:: COLLECTED DATA ::
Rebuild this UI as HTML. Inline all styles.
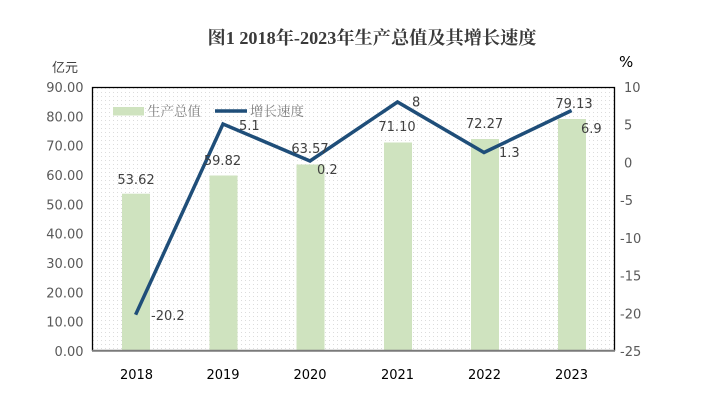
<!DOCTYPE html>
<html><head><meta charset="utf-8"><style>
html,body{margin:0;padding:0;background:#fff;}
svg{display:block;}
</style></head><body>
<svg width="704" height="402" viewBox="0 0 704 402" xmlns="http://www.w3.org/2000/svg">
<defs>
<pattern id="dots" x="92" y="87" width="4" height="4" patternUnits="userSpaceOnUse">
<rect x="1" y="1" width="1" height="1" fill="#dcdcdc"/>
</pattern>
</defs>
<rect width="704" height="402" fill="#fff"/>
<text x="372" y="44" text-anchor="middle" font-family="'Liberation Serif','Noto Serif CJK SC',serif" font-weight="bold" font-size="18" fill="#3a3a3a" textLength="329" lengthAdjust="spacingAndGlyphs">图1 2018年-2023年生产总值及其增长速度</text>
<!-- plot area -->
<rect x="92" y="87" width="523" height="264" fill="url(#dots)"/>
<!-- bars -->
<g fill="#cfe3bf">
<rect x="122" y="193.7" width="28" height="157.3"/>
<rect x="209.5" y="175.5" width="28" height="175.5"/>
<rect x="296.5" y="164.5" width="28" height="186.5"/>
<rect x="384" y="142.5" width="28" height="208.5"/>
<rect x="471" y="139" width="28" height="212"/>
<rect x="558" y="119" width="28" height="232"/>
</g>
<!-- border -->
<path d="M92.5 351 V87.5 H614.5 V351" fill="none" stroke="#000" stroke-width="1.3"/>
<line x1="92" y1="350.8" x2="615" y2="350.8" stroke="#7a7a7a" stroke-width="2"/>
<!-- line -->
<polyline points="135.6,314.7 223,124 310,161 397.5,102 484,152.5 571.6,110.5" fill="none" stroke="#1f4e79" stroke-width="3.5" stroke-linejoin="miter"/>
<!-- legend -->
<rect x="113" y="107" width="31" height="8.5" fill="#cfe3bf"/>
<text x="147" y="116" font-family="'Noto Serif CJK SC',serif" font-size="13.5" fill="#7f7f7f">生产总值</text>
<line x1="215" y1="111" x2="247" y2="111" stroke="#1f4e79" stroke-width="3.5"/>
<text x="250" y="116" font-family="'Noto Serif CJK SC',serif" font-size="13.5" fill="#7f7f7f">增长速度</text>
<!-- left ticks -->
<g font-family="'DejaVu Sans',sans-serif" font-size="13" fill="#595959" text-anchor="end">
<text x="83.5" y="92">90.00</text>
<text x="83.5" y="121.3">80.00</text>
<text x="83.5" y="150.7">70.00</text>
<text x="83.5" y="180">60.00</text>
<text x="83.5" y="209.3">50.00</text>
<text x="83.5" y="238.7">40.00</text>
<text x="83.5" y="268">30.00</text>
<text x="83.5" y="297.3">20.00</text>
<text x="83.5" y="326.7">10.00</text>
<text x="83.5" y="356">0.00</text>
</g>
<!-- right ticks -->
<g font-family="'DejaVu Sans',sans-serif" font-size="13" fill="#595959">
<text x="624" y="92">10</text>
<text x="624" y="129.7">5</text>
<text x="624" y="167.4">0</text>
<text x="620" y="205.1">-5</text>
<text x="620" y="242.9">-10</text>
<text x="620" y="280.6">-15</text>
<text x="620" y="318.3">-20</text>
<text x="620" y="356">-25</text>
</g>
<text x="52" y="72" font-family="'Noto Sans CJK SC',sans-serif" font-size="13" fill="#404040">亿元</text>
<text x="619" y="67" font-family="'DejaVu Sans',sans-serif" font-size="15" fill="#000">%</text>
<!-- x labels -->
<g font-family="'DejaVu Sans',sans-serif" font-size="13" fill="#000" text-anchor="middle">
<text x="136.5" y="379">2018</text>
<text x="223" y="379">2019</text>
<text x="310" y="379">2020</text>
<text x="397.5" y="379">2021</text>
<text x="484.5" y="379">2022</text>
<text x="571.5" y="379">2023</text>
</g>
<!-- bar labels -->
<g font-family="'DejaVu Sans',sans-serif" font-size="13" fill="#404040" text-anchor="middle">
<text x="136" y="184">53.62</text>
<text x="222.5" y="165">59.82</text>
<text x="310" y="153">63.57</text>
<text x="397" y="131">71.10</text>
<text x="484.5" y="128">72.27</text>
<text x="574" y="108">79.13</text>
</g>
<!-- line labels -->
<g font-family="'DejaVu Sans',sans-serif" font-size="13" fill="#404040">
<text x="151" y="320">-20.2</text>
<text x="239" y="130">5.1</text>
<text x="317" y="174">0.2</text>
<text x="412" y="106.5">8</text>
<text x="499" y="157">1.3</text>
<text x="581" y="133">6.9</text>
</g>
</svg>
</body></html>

:: EXERCISE INSTRUCTIONS ::
Your task is an exact transcription of all the data, minus the pictures.

:: RESPONSE TO THIS EXERCISE ::
Rebuild this UI as HTML. Inline all styles.
<!DOCTYPE html>
<html><head><meta charset="utf-8"><style>
html,body{margin:0;padding:0;background:#fff;}
svg{display:block;}
</style></head><body>
<svg width="704" height="402" viewBox="0 0 704 402" xmlns="http://www.w3.org/2000/svg">
<defs>
<pattern id="dots" x="92" y="87" width="4" height="4" patternUnits="userSpaceOnUse">
<rect x="1" y="1" width="1" height="1" fill="#dcdcdc"/>
</pattern>
</defs>
<rect width="704" height="402" fill="#fff"/>
<text x="372" y="44" text-anchor="middle" font-family="'Liberation Serif','Noto Serif CJK SC',serif" font-weight="bold" font-size="18" fill="#3a3a3a" textLength="329" lengthAdjust="spacingAndGlyphs">图1 2018年-2023年生产总值及其增长速度</text>
<!-- plot area -->
<rect x="92" y="87" width="523" height="264" fill="url(#dots)"/>
<!-- bars -->
<g fill="#cfe3bf">
<rect x="122" y="193.7" width="28" height="157.3"/>
<rect x="209.5" y="175.5" width="28" height="175.5"/>
<rect x="296.5" y="164.5" width="28" height="186.5"/>
<rect x="384" y="142.5" width="28" height="208.5"/>
<rect x="471" y="139" width="28" height="212"/>
<rect x="558" y="119" width="28" height="232"/>
</g>
<!-- border -->
<path d="M92.5 351 V87.5 H614.5 V351" fill="none" stroke="#000" stroke-width="1.3"/>
<line x1="92" y1="350.8" x2="615" y2="350.8" stroke="#7a7a7a" stroke-width="2"/>
<!-- line -->
<polyline points="135.6,314.7 223,124 310,161 397.5,102 484,152.5 571.6,110.5" fill="none" stroke="#1f4e79" stroke-width="3.5" stroke-linejoin="miter"/>
<!-- legend -->
<rect x="113" y="107" width="31" height="8.5" fill="#cfe3bf"/>
<text x="147" y="116" font-family="'Noto Serif CJK SC',serif" font-size="13.5" fill="#7f7f7f">生产总值</text>
<line x1="215" y1="111" x2="247" y2="111" stroke="#1f4e79" stroke-width="3.5"/>
<text x="250" y="116" font-family="'Noto Serif CJK SC',serif" font-size="13.5" fill="#7f7f7f">增长速度</text>
<!-- left ticks -->
<g font-family="'DejaVu Sans',sans-serif" font-size="13" fill="#595959" text-anchor="end">
<text x="83.5" y="92">90.00</text>
<text x="83.5" y="121.3">80.00</text>
<text x="83.5" y="150.7">70.00</text>
<text x="83.5" y="180">60.00</text>
<text x="83.5" y="209.3">50.00</text>
<text x="83.5" y="238.7">40.00</text>
<text x="83.5" y="268">30.00</text>
<text x="83.5" y="297.3">20.00</text>
<text x="83.5" y="326.7">10.00</text>
<text x="83.5" y="356">0.00</text>
</g>
<!-- right ticks -->
<g font-family="'DejaVu Sans',sans-serif" font-size="13" fill="#595959">
<text x="624" y="92">10</text>
<text x="624" y="129.7">5</text>
<text x="624" y="167.4">0</text>
<text x="620" y="205.1">-5</text>
<text x="620" y="242.9">-10</text>
<text x="620" y="280.6">-15</text>
<text x="620" y="318.3">-20</text>
<text x="620" y="356">-25</text>
</g>
<text x="52" y="72" font-family="'Noto Sans CJK SC',sans-serif" font-size="13" fill="#404040">亿元</text>
<text x="619" y="67" font-family="'DejaVu Sans',sans-serif" font-size="15" fill="#000">%</text>
<!-- x labels -->
<g font-family="'DejaVu Sans',sans-serif" font-size="13" fill="#000" text-anchor="middle">
<text x="136.5" y="379">2018</text>
<text x="223" y="379">2019</text>
<text x="310" y="379">2020</text>
<text x="397.5" y="379">2021</text>
<text x="484.5" y="379">2022</text>
<text x="571.5" y="379">2023</text>
</g>
<!-- bar labels -->
<g font-family="'DejaVu Sans',sans-serif" font-size="13" fill="#404040" text-anchor="middle">
<text x="136" y="184">53.62</text>
<text x="222.5" y="165">59.82</text>
<text x="310" y="153">63.57</text>
<text x="397" y="131">71.10</text>
<text x="484.5" y="128">72.27</text>
<text x="574" y="108">79.13</text>
</g>
<!-- line labels -->
<g font-family="'DejaVu Sans',sans-serif" font-size="13" fill="#404040">
<text x="151" y="320">-20.2</text>
<text x="239" y="130">5.1</text>
<text x="317" y="174">0.2</text>
<text x="412" y="106.5">8</text>
<text x="499" y="157">1.3</text>
<text x="581" y="133">6.9</text>
</g>
</svg>
</body></html>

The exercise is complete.